The Peruvian authorities frequently proclaim that Sendero has been defeated and that only 'mopping up' operations need to be completed. But in fact the guerillas have held the initiative for the last three years.
Ayacucho has given the army its biggest problems. In December 1988 a local pro-Government MP talked of low morale within the armed forces. There was no clear counter-insurgency strategy, he argued, and materials were short - the army has only three helicopters in Ayacucho. The soldiers, who are low-paid (and often go unpaid for months on end) were increasingly demoralized and preferred to stay in the towns, thus giving Sendero a freer hand in the countryside.
Things are no better elsewhere. In the jungle area of Tingo Maria an army officer voiced his complaints. 'In every skirmish the population supports Sendero ... we are living in a state of tension. But the senderistas do not suffer tension. They can ambush and then disappear. The army vehicles have needed spare parts for months and we don't have any petrol. We're not winning the war, we're going backwards. I don't know what the Government wants us to do here.' In January 1989 even a Peruvian general earned the equivalent of $65 per month. Who is going to risk their lives for such a paltry sum?
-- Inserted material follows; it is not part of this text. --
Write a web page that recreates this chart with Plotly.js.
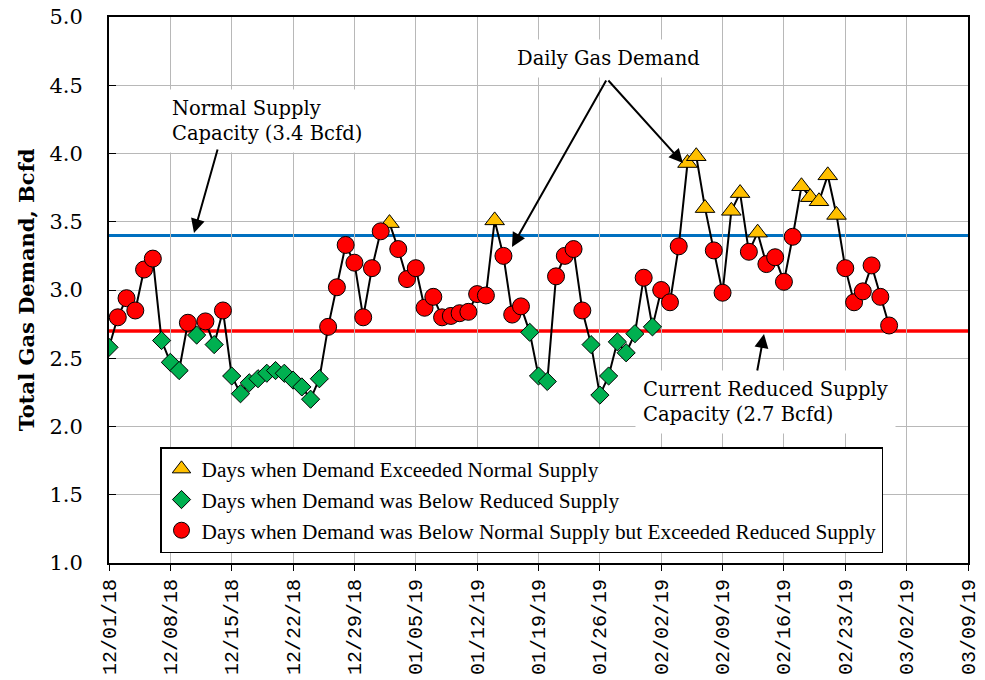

Sendero's morale by contrast is high. Their prison rebellion of June 1986 is one indication of the boldness of their approach. On that occasion several hundred senderista inmates fought the Peruvian police and armed forces in a ludicrously unequal struggle using a hotchpotch of improvised weapons. Roberto was one of 380 guerillas killed. At least 60 were dispatched at point-blank range after surrendering.
But it would be wrong to conclude from all this that an imminent Sendero victory is on the cards. Many Peruvians are appalled by Sendero's violent behaviour. Peruvian society may have been polarized by its terrible economic crisis. But the divisions are not yet such that thousands of people are prepared to take to the mountains to join the guerillas - though that might change if there is a military coup.
The immediate prospect is, therefore, that a civil war that has already claimed 15,000 lives will continue to drag on, bringing even more misery and hardship to the poor.
Victor Smith is a sociologist and 'senderologist' at a university in the UK.